SURİYE SINIRINDAKİ GÜVENLİK
Suriye sınırındaki güvenliğe ilişkin bir soru üzerine Davutoğlu, “Türkiye, Suriye sınırını krizin çıktığı ilk andan itibaren iki sebeple, birbirine çelişik gözüken iki hedefi aynı anda gerçekleştirmek zorunda kalmıştır. Birincisi, mültecilere sınırlarınızı açık tutacaksınız, öbür taraftan da herhangi bir olumsuz gelişmeye de kapalı tutacaksınız. Suriye sınırını tümüyle kapalı tutmak olabilecek bir proje olarak gündeme gelebilir ama o zaman mültecilerin geçişini ne yapacaksınız? Bu, 911 kilometrelik sınırda bizim ahlaki sorumluluğumuz var; mültecileri almak. Stratejik sorumluluğumuz var; bu sınırların güvenli halde kalmasını sağlamak. Türkiye-Suriye sınırının herhangi bir terör geçişine veya herhangi bir olumsuz gelişmeye sahip olmaması konusundaki en büyük çıkar Türkiye’nin kendi çıkarıdır. Türkiye’de DEAŞ’ın girdiği terör eylemleri konusunda en büyük bedeli biz ödedik. Bu sınırın kontrol altında tutulması için elimizden gelen her şeyi yapıyoruz” ifadelerini kullandı.
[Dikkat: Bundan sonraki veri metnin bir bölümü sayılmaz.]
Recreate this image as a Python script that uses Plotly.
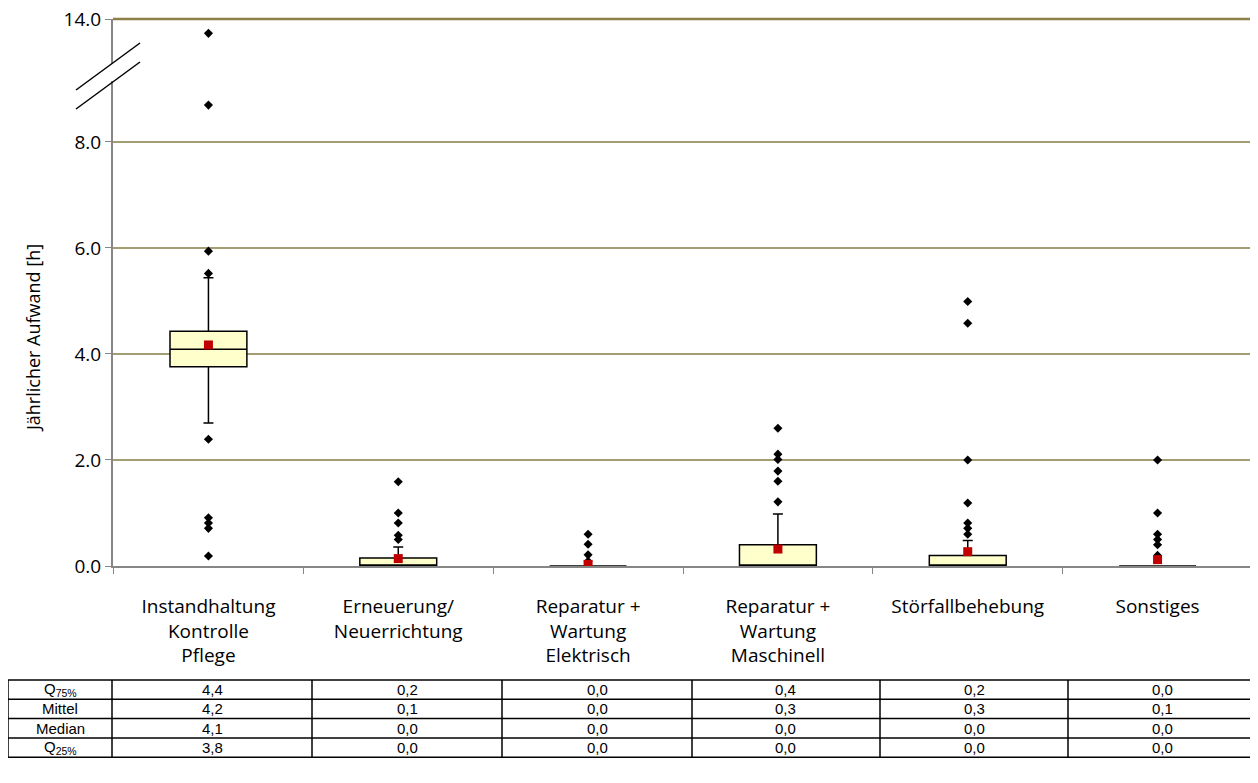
import plotly.graph_objects as go

# categories (x axis)
categories = ["Instandhaltung<br>Kontrolle<br>Pflege", "Erneuerung/<br>Neuerrichtung",
              "Reparatur +<br>Wartung<br>Elektrisch", "Reparatur +<br>Wartung<br>Maschinell",
              "Störfallbehebung", "Sonstiges"]

# box statistics [h]
q1 = [3.76, 0.0, 0.0, 0.0, 0.0, 0.0]
median = [4.09, 0.0, 0.0, 0.0, 0.0, 0.0]
q3 = [4.43, 0.15, 0.0, 0.40, 0.20, 0.0]
lower_whisker = [2.70, 0.0, 0.0, 0.0, 0.0, 0.0]
upper_whisker = [5.44, 0.36, 0.0, 0.98, 0.48, 0.0]
mean = [4.17, 0.14, 0.03, 0.32, 0.27, 0.12]

# single values outside the whiskers
outliers = [
    [13.3, 9.8, 5.94, 5.52, 2.39, 0.91, 0.81, 0.71, 0.19],
    [1.59, 1.0, 0.81, 0.58, 0.50],
    [0.6, 0.41, 0.21, 0.09],
    [2.6, 2.11, 2.01, 1.79, 1.60, 1.21],
    [4.99, 4.58, 2.0, 1.19, 0.81, 0.71, 0.60],
    [2.0, 1.0, 0.6, 0.5, 0.4, 0.2],
]

# table below the chart
row_labels = ["Q<sub>75%</sub>", "Mittel", "Median", "Q<sub>25%</sub>"]
q75_txt = ["4,4", "0,2", "0,0", "0,4", "0,2", "0,0"]
mean_txt = ["4,2", "0,1", "0,0", "0,3", "0,3", "0,1"]
median_txt = ["4,1", "0,0", "0,0", "0,0", "0,0", "0,0"]
q25_txt = ["3,8", "0,0", "0,0", "0,0", "0,0", "0,0"]

y_ticks = [0, 2, 4, 6, 8, 14]

# broken axis: 8..14 is squeezed into the space of 8..10.32
BREAK = 8.0
TOP_DISP = 10.32

# page has an 8px body margin, so the figure starts at (8, 8) on screen
OFF = 8
W, H = 1250, 775


def to_axis(v):
    if v <= BREAK:
        return v
    return BREAK + (v - BREAK) * (TOP_DISP - BREAK) / (14 - BREAK)


def px(x):
    return (x - OFF) / W


def py(y):
    return 1 - (y - OFF) / H


fig = go.Figure()

fig.add_trace(go.Box(
    x=categories, q1=q1, median=median, q3=q3,
    lowerfence=lower_whisker, upperfence=upper_whisker,
    width=0.405, whiskerwidth=0.13, boxpoints=False,
    fillcolor="#FFFFCC", line=dict(color="black", width=1.5),
    hoverinfo="skip",
))

ox, oy = [], []
for cat, vals in zip(categories, outliers):
    for v in vals:
        ox.append(cat)
        oy.append(to_axis(v))
fig.add_trace(go.Scatter(x=ox, y=oy, mode="markers",
                         marker=dict(symbol="diamond", size=7, color="black")))

fig.add_trace(go.Scatter(x=categories, y=[to_axis(m) for m in mean], mode="markers",
                         marker=dict(symbol="square", size=9, color="#C00000")))

grid = "#A39D73"
y_top = to_axis(14) + 1e-9
fig.update_layout(
    width=W, height=H,
    margin=dict(l=0, r=0, t=0, b=0),
    paper_bgcolor="white", plot_bgcolor="white",
    showlegend=False,
    font=dict(family="Open Sans, Carlito, Calibri, sans-serif", color="black"),
    xaxis=dict(domain=[px(113), px(1253)], automargin=False,
               type="category", showline=True, linecolor="#868686", linewidth=2,
               ticks="outside", tickson="boundaries", ticklen=6, tickcolor="#868686",
               ticklabelstandoff=22, tickfont=dict(size=19), showgrid=False),
    yaxis=dict(domain=[py(566), py(19)], range=[0, y_top], automargin=False,
               tickvals=[to_axis(t) for t in y_ticks],
               ticktext=[f"{t:.1f}" for t in y_ticks],
               ticklabeloverflow="allow",
               showline=True, linecolor="#868686", linewidth=2,
               ticks="outside", ticklen=6, tickcolor="#868686",
               tickfont=dict(size=19), showgrid=True, gridcolor=grid, gridwidth=1.5,
               zeroline=False),
)

fig.add_annotation(text="Jährlicher Aufwand [h]", textangle=-90, showarrow=False,
                   xref="paper", yref="paper", x=px(33), y=py(338),
                   xanchor="center", yanchor="middle", font=dict(size=18))

# darker top line at 14.0 (paper ref so it is not clipped)
fig.add_shape(type="line", xref="paper", yref="paper", x0=px(113), x1=px(1253),
              y0=py(19), y1=py(19), line=dict(color="#8C8048", width=2.5))
# axis break marks
fig.add_shape(type="rect", xref="x domain", yref="y domain", xsizemode="pixel", ysizemode="pixel",
              xanchor=0, yanchor=1, x0=-3, x1=3, y0=-45, y1=-62,
              fillcolor="white", line=dict(width=0))
for dy in (0, -19):
    fig.add_shape(type="line", xref="x domain", yref="y domain", xsizemode="pixel", ysizemode="pixel",
                  xanchor=0, yanchor=1, x0=-37, y0=-71 + dy, x1=27, y1=-24 + dy,
                  line=dict(color="black", width=1.5))

# statistics table
col_edges = [8, 112, 312, 502, 692, 880, 1068, 1257]
row_top, row_h = 680, 19.3
table_rows = [q75_txt, mean_txt, median_txt, q25_txt]
for r, (label, vals) in enumerate(zip(row_labels, table_rows)):
    yc = row_top + row_h * (r + 0.5)
    for c, txt in enumerate([label] + vals):
        fig.add_annotation(text=txt, showarrow=False, xref="paper", yref="paper",
                           x=px((col_edges[c] + col_edges[c + 1]) / 2), y=py(yc),
                           xanchor="center", yanchor="middle",
                           font=dict(family="Liberation Sans, Arial", size=15, color="black"))
for r in range(len(table_rows) + 1):
    y = row_top + row_h * r
    fig.add_shape(type="line", xref="paper", yref="paper", x0=px(col_edges[0]), x1=px(col_edges[-1]),
                  y0=py(y), y1=py(y), line=dict(color="black", width=1.5))
for x in col_edges:
    fig.add_shape(type="line", xref="paper", yref="paper", x0=px(x), x1=px(x),
                  y0=py(row_top), y1=py(row_top + row_h * len(table_rows)),
                  line=dict(color="black", width=1.5))

fig.write_html("out.html")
Davutoğlu, konuşmasını şöyle sürdürdü:
“Karşı tarafta siyasi otoritenin olmadığı sınırı korumaktan daha zor bir şey yoktur. Karşı tarafta bizim işleyen bir devlet sistemi ve muhatap bir yönetim yok. Şu anda 98 kilometre kadar bir sınırımız DEAŞ yönetiminde gözüküyor, bütün sınırlarda zaten fiziki engeller kurulması yönünde geçtiğimiz aylarda talimat vermiştik ve bu fiziki önlemler oluşturuluyor. Sinyal sistemleriyle kontroller sağlanıyor ama bunun ötesinde de bu 98 kilometreden DEAŞ’ın sökülüp atılması için her türlü çalışmayı sürdürüyoruz. Rusya’nın yaptığı operasyonlar, DEAŞ’a karşı olmayan operasyonların bu niteliği aslında DEAŞ’ın sınırımızdan sökülmesini engelleyen faktörlerden biri.